Este quadro indescritível, soberbo e ímpar só pode encontrar comparação no fausto portentoso das procissões do Norte de Portugal, nomeadamente do Minho.


As Lendas

As lendas em torno da Mãe Soberana são anteriores ao final do século XVI. Conta-se que, determinada donzela, de quinze anos de idade, uma tarde, ao depor flores num modesto altar que seus pais mandaram edificar numa gruta, determinado fidalgo, endoidecido pela beleza da menina, pretendeu violentá-la. Resistindo à força do fidalgo, a menina pede ajuda à Virgem da Piedade. O milagre opera-se: a menina sai ilesa do atentado e o fidalgo, cheio de vergonha e remorsos, mete-se num convento, onde morreu frade. 

A fama da Santa milagreira toma foros de Soberana e passa a ser idolatrada. A pequenina capela da gruta muda-se para cima do íngreme cerro.

Mais uma lenda: pretendia-se erigir, no sítio da gruta, uma igreja para dar condigna morada à Virgem da Piedade.
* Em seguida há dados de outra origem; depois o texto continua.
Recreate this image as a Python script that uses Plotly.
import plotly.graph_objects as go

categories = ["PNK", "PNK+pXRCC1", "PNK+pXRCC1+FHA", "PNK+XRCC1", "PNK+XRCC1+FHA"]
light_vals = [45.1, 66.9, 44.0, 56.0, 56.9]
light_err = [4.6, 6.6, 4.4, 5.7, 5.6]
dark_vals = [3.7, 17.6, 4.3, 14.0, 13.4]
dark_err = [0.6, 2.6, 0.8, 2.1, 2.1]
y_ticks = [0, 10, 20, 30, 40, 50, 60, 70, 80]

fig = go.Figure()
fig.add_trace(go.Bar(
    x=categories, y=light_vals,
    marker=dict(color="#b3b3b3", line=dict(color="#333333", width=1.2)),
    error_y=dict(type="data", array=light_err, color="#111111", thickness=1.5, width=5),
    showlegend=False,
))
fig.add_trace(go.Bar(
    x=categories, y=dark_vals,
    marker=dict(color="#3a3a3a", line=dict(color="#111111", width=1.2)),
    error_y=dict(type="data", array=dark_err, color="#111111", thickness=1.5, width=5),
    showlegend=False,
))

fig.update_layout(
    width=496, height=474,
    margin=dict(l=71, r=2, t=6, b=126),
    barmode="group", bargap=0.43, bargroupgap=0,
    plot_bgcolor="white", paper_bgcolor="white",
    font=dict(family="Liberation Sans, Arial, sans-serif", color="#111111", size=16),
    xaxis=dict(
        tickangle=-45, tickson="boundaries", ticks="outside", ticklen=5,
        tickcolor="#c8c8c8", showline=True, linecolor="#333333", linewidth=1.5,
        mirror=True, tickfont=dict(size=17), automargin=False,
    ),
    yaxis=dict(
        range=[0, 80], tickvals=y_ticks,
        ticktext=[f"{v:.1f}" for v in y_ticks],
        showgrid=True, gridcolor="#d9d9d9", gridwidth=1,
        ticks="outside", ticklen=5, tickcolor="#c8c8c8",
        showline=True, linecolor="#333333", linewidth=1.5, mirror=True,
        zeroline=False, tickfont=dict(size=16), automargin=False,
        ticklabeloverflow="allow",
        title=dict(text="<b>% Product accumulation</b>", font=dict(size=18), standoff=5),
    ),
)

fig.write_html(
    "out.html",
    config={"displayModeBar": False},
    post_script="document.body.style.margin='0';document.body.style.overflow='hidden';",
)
Os operários trabalhavam durante o dia e, como à noite deixavam no local da obra as suas ferramentas, ficavam espantados quando no outro dia verificavam que elas apareciam no cume do cerro. Para esses trabalhadores havia apenas uma explicação: o poder milagroso da Santa que não queria a sua igrejinha escondida, metida numa cova; queria-a num local bem alto para que a adoração fosse mais visível.
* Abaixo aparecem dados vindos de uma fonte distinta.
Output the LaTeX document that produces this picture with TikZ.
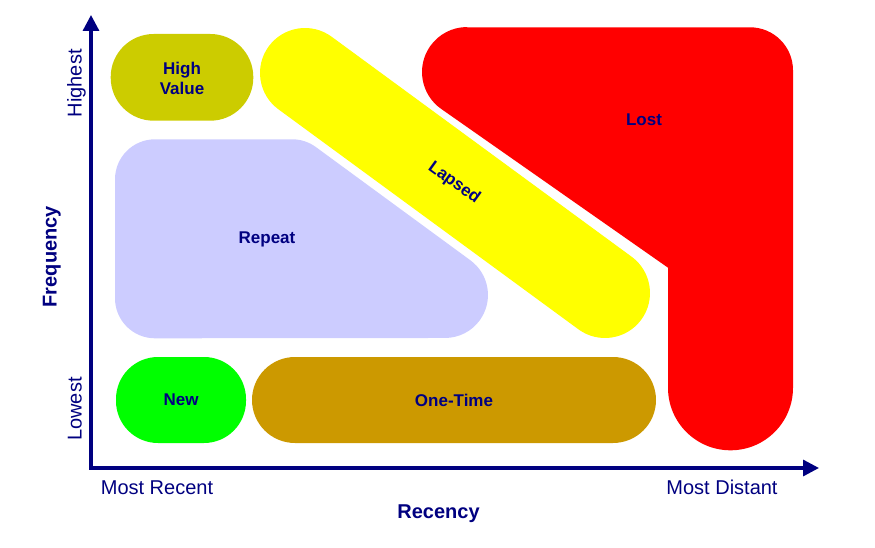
\documentclass[tikz,border=0pt]{standalone}
\usepackage{fontspec}
\setmainfont{Liberation Sans}
\usetikzlibrary{arrows.meta}
\definecolor{navyc}{RGB}{0,0,128}
\definecolor{hvc}{RGB}{204,204,0}
\definecolor{repc}{RGB}{204,204,255}
\definecolor{lapc}{RGB}{255,255,0}
\definecolor{lostc}{RGB}{255,0,0}
\definecolor{newc}{RGB}{0,255,0}
\definecolor{otc}{RGB}{204,153,0}
\begin{document}
\begin{tikzpicture}[x=1pt,y=-1pt,
  seglabel/.style={text=navyc,font=\fontsize{17}{20}\selectfont\bfseries,align=center,inner sep=1pt},
  axislabel/.style={text=navyc,font=\fontsize{20}{24}\selectfont},
  axistitle/.style={text=navyc,font=\fontsize{20}{24}\selectfont\bfseries},
  axisline/.style={draw=navyc,line width=3.3pt,<->,>={Triangle[length=16pt,width=16pt]}}]
\useasboundingbox (0,0) rectangle (875,548);
% segments
\fill[hvc,rounded corners=43] (110.7,34) rectangle (253.3,120.7);
\fill[newc,rounded corners=42] (116,357) rectangle (246,443);
\fill[otc,rounded corners=43] (252,357) rectangle (656,443);
% repeat
\fill[repc] (155,139.3) -- (292.2,139.3)
  arc[start angle=270,end angle=306.24,radius=40]
  -- (470.4,260.3)
  arc[start angle=306.24,end angle=450,radius=43]
  -- (155,338.3)
  arc[start angle=90,end angle=180,radius=40]
  -- (115,179.3)
  arc[start angle=180,end angle=270,radius=40] -- cycle;
% lapsed
\draw[lapc,line width=90pt,line cap=round] (305,73) -- (605,293);
% lost
\fill[lostc] (467,27.3) -- (750,27.3)
  arc[start angle=270,end angle=360,radius=43]
  -- (793,387.8)
  arc[start angle=0,end angle=180,radius=62.5]
  -- (668,267.7) -- (441.2,108.9)
  arc[start angle=125,end angle=270,radius=45] -- cycle;
% labels
\node[seglabel] (hv) at (182,78) {High\\Value};
\node[seglabel] (rep) at (267,239) {Repeat};
\node[seglabel,rotate=-36] (lap) at (454,183) {Lapsed};
\node[seglabel] (lost) at (644,120) {Lost};
\node[seglabel] (new) at (181,400) {New};
\node[seglabel] (ot) at (454,400) {One-Time};
% axes
\coordinate (ytip) at (91,15);
\coordinate (xtip) at (819,468);
\draw[axisline] (ytip) |- (xtip);
\node[axislabel,rotate=90,anchor=base] (hi) at (81.5,83.3) {Highest};
\node[axislabel,rotate=90,anchor=base] (lo) at (81.5,409) {Lowest};
\node[axistitle,rotate=90,anchor=base] (freq) at (56.5,256.7) {Frequency};
\node[axislabel,anchor=base] (mr) at (157,494) {Most Recent};
\node[axislabel,anchor=base] (md) at (722,494) {Most Distant};
\node[axistitle,anchor=base] (rec) at (438.5,518) {Recency};
\end{tikzpicture}
\end{document}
As ferramentas dos trabalhadores acabam por ficar lá em cima e a igreja faz-se. Corria o ano de 1553 quando é concluído a pequenina ermida.
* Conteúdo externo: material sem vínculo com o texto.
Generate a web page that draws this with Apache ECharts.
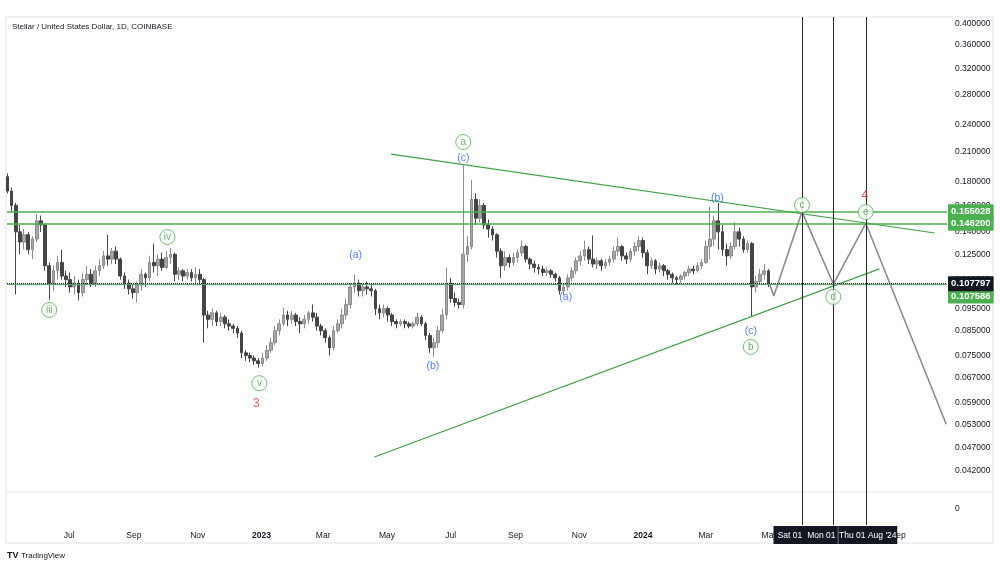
<!DOCTYPE html>
<html><head><meta charset="utf-8">
<script src="https://cdn.jsdelivr.net/npm/echarts@6/dist/echarts.min.js"></script>
<style>html,body{margin:0;padding:0;background:#fff}#c{width:1000px;height:568px}</style>
</head><body><div id="c"></div>
<script>
// ---- data ----
const startDate = '2022-05-03';
const stepDays = 4;
// [open, close, low, high] every 4 days
const ohlc = [
[.185,.172,.170,.188],[.172,.160,.155,.175],[.160,.140,.102,.162],[.140,.133,.125,.145],[.133,.138,.128,.142],
[.138,.128,.125,.140],[.128,.135,.122,.137],[.135,.148,.133,.153],[.148,.145,.140,.152],[.145,.118,.115,.146],
[.118,.108,.0995,.120],[.108,.115,.104,.118],[.115,.120,.110,.124],[.120,.112,.110,.128],[.112,.110,.106,.115],
[.110,.106,.103,.114],[.106,.108,.102,.112],[.108,.103,.099,.110],[.103,.110,.101,.114],[.110,.113,.107,.118],
[.113,.108,.106,.116],[.108,.115,.106,.118],[.115,.118,.112,.122],[.118,.124,.116,.127],[.124,.122,.118,.138],
[.122,.127,.119,.129],[.127,.122,.119,.130],[.122,.112,.110,.123],[.112,.108,.105,.114],[.108,.105,.102,.110],
[.105,.103,.100,.107],[.103,.107,.098,.109],[.107,.113,.104,.116],[.113,.111,.106,.114],[.111,.120,.109,.124],
[.120,.118,.114,.132],[.118,.122,.112,.125],[.122,.117,.115,.126],[.117,.123,.116,.127],[.123,.125,.119,.129],
[.125,.113,.109,.126],[.113,.115,.110,.117],[.115,.112,.109,.116],[.112,.114,.110,.116],[.114,.111,.109,.116],
[.111,.113,.108,.117],[.113,.110,.107,.116],[.110,.092,.080,.111],[.092,.090,.086,.094],[.090,.093,.087,.095],
[.093,.089,.087,.094],[.089,.091,.087,.093],[.091,.088,.086,.092],[.088,.087,.085,.090],[.087,.086,.084,.088],
[.086,.084,.082,.087],[.084,.076,.074,.085],[.076,.075,.073,.077],[.075,.074,.0725,.076],[.074,.073,.0715,.075],
[.073,.072,.0705,.074],[.072,.074,.071,.076],[.074,.077,.073,.079],[.077,.080,.076,.082],[.080,.085,.079,.087],
[.085,.088,.083,.090],[.088,.092,.087,.0955],[.092,.090,.087,.094],[.090,.092,.088,.094],[.092,.089,.087,.093],
[.089,.088,.084,.091],[.088,.090,.086,.092],[.090,.093,.088,.094],[.093,.091,.089,.097],[.091,.087,.085,.093],
[.087,.085,.083,.088],[.085,.082,.080,.086],[.082,.078,.075,.083],[.078,.085,.077,.087],[.085,.088,.084,.090],
[.088,.092,.086,.095],[.092,.097,.090,.100],[.097,.106,.095,.108],[.106,.108,.103,.113],[.108,.104,.101,.110],
[.104,.106,.101,.108],[.106,.105,.102,.109],[.105,.104,.101,.108],[.104,.095,.092,.105],[.095,.093,.090,.097],
[.093,.095,.091,.097],[.095,.092,.089,.096],[.092,.089,.087,.093],[.089,.088,.086,.090],[.088,.089,.087,.090],
[.089,.088,.086,.090],[.088,.087,.086,.089],[.087,.088,.086,.089],[.088,.091,.087,.093],[.091,.088,.087,.092],
[.088,.083,.081,.089],[.083,.078,.076,.084],[.078,.080,.0745,.082],[.080,.085,.078,.087],[.085,.092,.084,.095],
[.092,.108,.090,.117],[.108,.100,.098,.111],[.100,.098,.096,.103],[.098,.097,.095,.100],[.097,.125,.095,.196],
[.125,.130,.120,.137],[.130,.165,.128,.182],[.165,.150,.145,.170],[.150,.160,.147,.165],[.160,.145,.142,.162],
[.145,.142,.136,.149],[.142,.138,.134,.144],[.138,.127,.123,.139],[.127,.118,.111,.129],[.118,.123,.115,.127],
[.123,.120,.117,.125],[.120,.123,.118,.126],[.123,.126,.120,.128],[.126,.130,.124,.134],[.130,.122,.120,.131],
[.122,.119,.116,.123],[.119,.117,.114,.121],[.117,.116,.113,.119],[.116,.114,.112,.118],[.114,.115,.112,.117],
[.115,.113,.111,.116],[.113,.111,.109,.114],[.111,.104,.102,.112],[.104,.106,.1015,.108],[.106,.111,.104,.113],
[.111,.115,.109,.117],[.115,.121,.113,.123],[.121,.124,.118,.127],[.124,.128,.121,.134],[.128,.122,.119,.130],
[.122,.119,.117,.1375],[.119,.121,.116,.123],[.121,.118,.115,.122],[.118,.120,.116,.122],[.120,.122,.118,.124],
[.122,.127,.120,.130],[.127,.130,.124,.136],[.130,.124,.121,.131],[.124,.122,.119,.126],[.122,.127,.120,.129],
[.127,.130,.124,.133],[.130,.134,.127,.137],[.134,.126,.123,.136],[.126,.118,.113,.128],[.118,.121,.116,.123],
[.121,.116,.113,.122],[.116,.118,.114,.120],[.118,.115,.112,.119],[.115,.113,.110,.116],[.113,.111,.108,.114],
[.111,.110,.107,.112],[.110,.112,.108,.113],[.112,.114,.110,.115],[.114,.116,.112,.118],[.116,.115,.113,.118],
[.115,.118,.114,.120],[.118,.120,.116,.122],[.120,.130,.119,.134],[.130,.135,.122,.159],[.135,.148,.130,.152],
[.148,.140,.128,.162],[.140,.128,.124,.145],[.128,.124,.118,.132],[.124,.130,.122,.133],[.130,.140,.128,.147],
[.140,.135,.130,.143],[.135,.128,.126,.137],[.128,.132,.126,.134],[.132,.106,.0915,.133],[.106,.109,.103,.112],
[.109,.113,.107,.116],[.113,.115,.110,.119],[.115,.1078,.106,.116]
];
const priceTicks = [0.4,0.36,0.32,0.28,0.24,0.21,0.18,0.16,0.14,0.125,0.11,0.095,0.085,0.075,0.067,0.059,0.053,0.047,0.042];
const timeTickDates = ['2022-07-01','2022-09-01','2022-11-01','2023-01-01','2023-03-01','2023-05-01','2023-07-01','2023-09-01','2023-11-01','2024-01-01','2024-03-01','2024-05-01','2024-09-01'];
const timeTickLabels = ['Jul','Sep','Nov','2023','Mar','May','Jul','Sep','Nov','2024','Mar','May','Sep'];
const levelLines = [0.155028, 0.1462];
const lastPrice = 0.107797;
const levelD = 0.107586;
const projection = [['2024-05-01',0.1078],['2024-05-05',0.1013],['2024-06-01',0.155028],['2024-07-01',0.107586],['2024-08-01',0.1462],['2024-10-17',0.053]];
const upperTrend = [['2023-05-05',0.2074],['2024-10-06',0.1392]];
const lowerTrend = [['2023-04-19',0.0449],['2024-08-14',0.1161]];
const markerDates = ['2024-06-01','2024-07-01','2024-08-01'];
const markerLabels = ['Sat 01','Mon 01',"Thu 01 Aug '24"];
const waveCircles = [['2022-06-12',0.0944,'iii'],['2022-10-03',0.1364,'iv'],['2022-12-30',0.0652,'v'],['2023-07-13',0.2204,'a'],['2024-04-13',0.0783,'b'],['2024-06-01',0.1603,'c'],['2024-07-01',0.1008,'d'],['2024-08-01',0.1547,'e']];
const waveBlue = [['2023-04-01',0.1246,'(a)'],['2023-06-14',0.0711,'(b)'],['2023-07-13',0.2033,'(c)'],['2023-10-19',0.1005,'(a)'],['2024-03-12',0.1661,'(b)'],['2024-04-13',0.0848,'(c)']];
const waveRed = [['2022-12-27',0.0587,'3','#e53935'],['2024-07-31',0.1678,'4','#c62828']];

// ---- helpers ----
const ts = s => new Date(s + 'T00:00:00Z').getTime();
const DAY = 86400000;
const t0 = ts(startDate);
const xMin = Date.UTC(2022,4,2,14), xMax = Date.UTC(2024,9,17,17);
const candles = ohlc.map((d,i)=>[t0 + i*stepDays*DAY, d[0], d[1], d[2], d[3]]);
const tickMap = {};
timeTickDates.forEach((d,i)=>{ tickMap[ts(d)] = timeTickLabels[i]; });
const FONT = 'Liberation Sans, Arial, sans-serif';
const GREEN = '#4caf50';

const lvlLabel = (bg) => ({show:true, position:'end', distance:1, color:'#fff', backgroundColor:bg, fontSize:9.5, fontWeight:'bold', fontFamily:FONT, padding:[3,3,2,3], borderRadius:1, formatter: p => Number(p.value).toFixed(6)});

const chart = echarts.init(document.getElementById('c'), null, {renderer:'canvas'});
chart.setOption({
  animation:false,
  backgroundColor:'#ffffff',
  grid:[
    {left:7, right:53, top:17, bottom:76},
    {left:7, right:53, top:492, bottom:43}
  ],
  xAxis:[
    {type:'value', gridIndex:0, min:xMin, max:xMax, axisLine:{show:false}, axisTick:{show:false}, axisLabel:{show:false}, splitLine:{show:false}},
    {type:'value', gridIndex:1, min:xMin, max:xMax, axisLine:{show:false}, axisTick:{show:false}, splitLine:{show:false},
     axisLabel:{customValues: timeTickDates.map(ts), margin:6, color:'#131722', fontSize:8.5, fontFamily:FONT,
       formatter: v => { const l = tickMap[v] || ''; return /^\d{4}$/.test(l) ? '{b|'+l+'}' : l; },
       rich:{b:{fontWeight:'bold', fontSize:8.5, color:'#131722', fontFamily:FONT}}}}
  ],
  yAxis:[
    {type:'log', gridIndex:0, position:'right', logBase:10, min:0.037633, max:0.41440,
     axisLine:{show:false}, axisTick:{show:false}, splitLine:{show:false},
     axisLabel:{customValues: priceTicks, formatter: v => Number(v).toFixed(6), margin:8, color:'#131722', fontSize:8.5, fontFamily:FONT, hideOverlap:false}},
    {type:'value', gridIndex:1, position:'right', min:-1, max:1, interval:1,
     axisLine:{show:false}, axisTick:{show:false}, splitLine:{show:false},
     axisLabel:{formatter: v => v===0 ? '0' : '', margin:8, color:'#131722', fontSize:8.5, fontFamily:FONT}}
  ],
  series:[
    {type:'candlestick', name:'XLMUSD', xAxisIndex:0, yAxisIndex:0, data:candles, encode:{x:0, y:[1,2,3,4]},
     barWidth:3.2, itemStyle:{color:'#a6a6a6', color0:'#454545', borderColor:'#8c8c8c', borderColor0:'#454545', borderWidth:1},
     markLine:{silent:true, symbol:['none','none'], precision:6, animation:false,
       data:[
         {yAxis:levelLines[0], lineStyle:{color:GREEN, width:1.5, type:'solid'}, label:lvlLabel(GREEN)},
         {yAxis:levelLines[1], lineStyle:{color:GREEN, width:1.5, type:'solid'}, label:lvlLabel(GREEN)},
         {yAxis:levelD, lineStyle:{color:'#5aa55d', width:1, type:'solid'}, label:Object.assign(lvlLabel(GREEN), {offset:[0,12]})},
         {yAxis:lastPrice, lineStyle:{color:'#1b1b1b', width:1, type:'dotted'}, label:lvlLabel('#131722')}
       ]}},
    {type:'line', name:'upper', xAxisIndex:0, yAxisIndex:0, data:upperTrend.map(d=>[ts(d[0]),d[1]]), showSymbol:false, symbol:'none',
     lineStyle:{color:'#43a047', width:1.2}},
    {type:'line', name:'lower', xAxisIndex:0, yAxisIndex:0, data:lowerTrend.map(d=>[ts(d[0]),d[1]]), showSymbol:false, symbol:'none',
     lineStyle:{color:'#43a047', width:1.2}},
    {type:'line', name:'projection', xAxisIndex:0, yAxisIndex:0, data:projection.map(d=>[ts(d[0]),d[1]]), showSymbol:false, symbol:'none',
     lineStyle:{color:'#8b8b95', width:1.6},
     markLine:{silent:true, symbol:['none','none'], animation:false, label:{show:false},
       lineStyle:{color:'#2a2a2a', width:1, type:'solid'},
       data: markerDates.map(d=>({xAxis:ts(d)}))}},
    {type:'scatter', name:'circles', xAxisIndex:0, yAxisIndex:0, z:5, data:waveCircles.map(d=>[ts(d[0]),d[1],d[2]]),
     symbol:'circle', symbolSize:15, itemStyle:{color:'#ffffff', borderColor:GREEN, borderWidth:1},
     label:{show:true, position:'inside', formatter:p=>p.value[2], color:'#3fa343', fontSize:10, fontFamily:FONT}},
    {type:'scatter', name:'blue', xAxisIndex:0, yAxisIndex:0, z:5, data:waveBlue.map(d=>[ts(d[0]),d[1],d[2]]),
     symbol:'circle', symbolSize:1, itemStyle:{color:'rgba(0,0,0,0)'},
     label:{show:true, position:'inside', formatter:p=>p.value[2], color:'#2962ff', fontSize:10.5, fontFamily:FONT}},
    {type:'scatter', name:'red', xAxisIndex:0, yAxisIndex:0, z:5, data:waveRed.map(d=>({value:[ts(d[0]),d[1],d[2]], label:{color:d[3]}})),
     symbol:'circle', symbolSize:1, itemStyle:{color:'rgba(0,0,0,0)'},
     label:{show:true, position:'inside', formatter:p=>p.value[2], fontSize:12, fontFamily:FONT}},
    {type:'line', name:'pane2', xAxisIndex:1, yAxisIndex:1, data:[[xMin,0]], showSymbol:false, symbol:'none', lineStyle:{opacity:0},
     markLine:{silent:true, symbol:['none','none'], animation:false,
       lineStyle:{color:'#2a2a2a', width:1, type:'solid'},
       data: markerDates.map((d,i)=>({xAxis:ts(d),
         label:{show:true, position:'start', distance:1, formatter:markerLabels[i], color:'#fff', backgroundColor:'#131722',
           fontSize:8.5, fontFamily:FONT, padding:[5,4,4,4], offset:[[-12,-12,2][i],0],
           width:[25,25,51][i], align:'center'}}))}}
  ],
  graphic:[
    {type:'rect', shape:{x:6, y:17, width:987, height:526}, style:{fill:'none', stroke:'#e0e3eb', lineWidth:1}, silent:true, z:-1},
    {type:'line', shape:{x1:6, y1:492, x2:993, y2:492}, style:{stroke:'#e0e3eb', lineWidth:1}, silent:true},
    {type:'text', left:12, top:23, style:{text:'Stellar / United States Dollar, 1D, COINBASE', fill:'#131722', fontSize:8, fontFamily:FONT}},
    {type:'text', left:7, top:551, style:{text:'TV', fill:'#131722', fontSize:9, fontWeight:'bold', fontFamily:FONT}},
    {type:'text', left:21, top:552, style:{text:'TradingView', fill:'#131722', fontSize:8, fontFamily:FONT}}
  ]
});
</script></body></html>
Com o passar dos séculos e como resultado da grande aceitação popular, os responsáveis religiosos implementaram a construção de um imponente santuário de planta centralizada, cujo projecto, de 1970, da autoria do Arq.º Nereus Fernandes, previa a destruição da vizinha Ermida de Nossa Senhora da Piedade. Depois de muitos anos de interrupção, a obra recomeçou em 1988 com o Arq.º António Serrano Santos. Em 1994 inaugurava-se finalmente o Santuário e a pequena Ermida acabou por não ter sido destruída, procedendo-se a partir de então à limpeza e consolidação da sua ornamentação interior.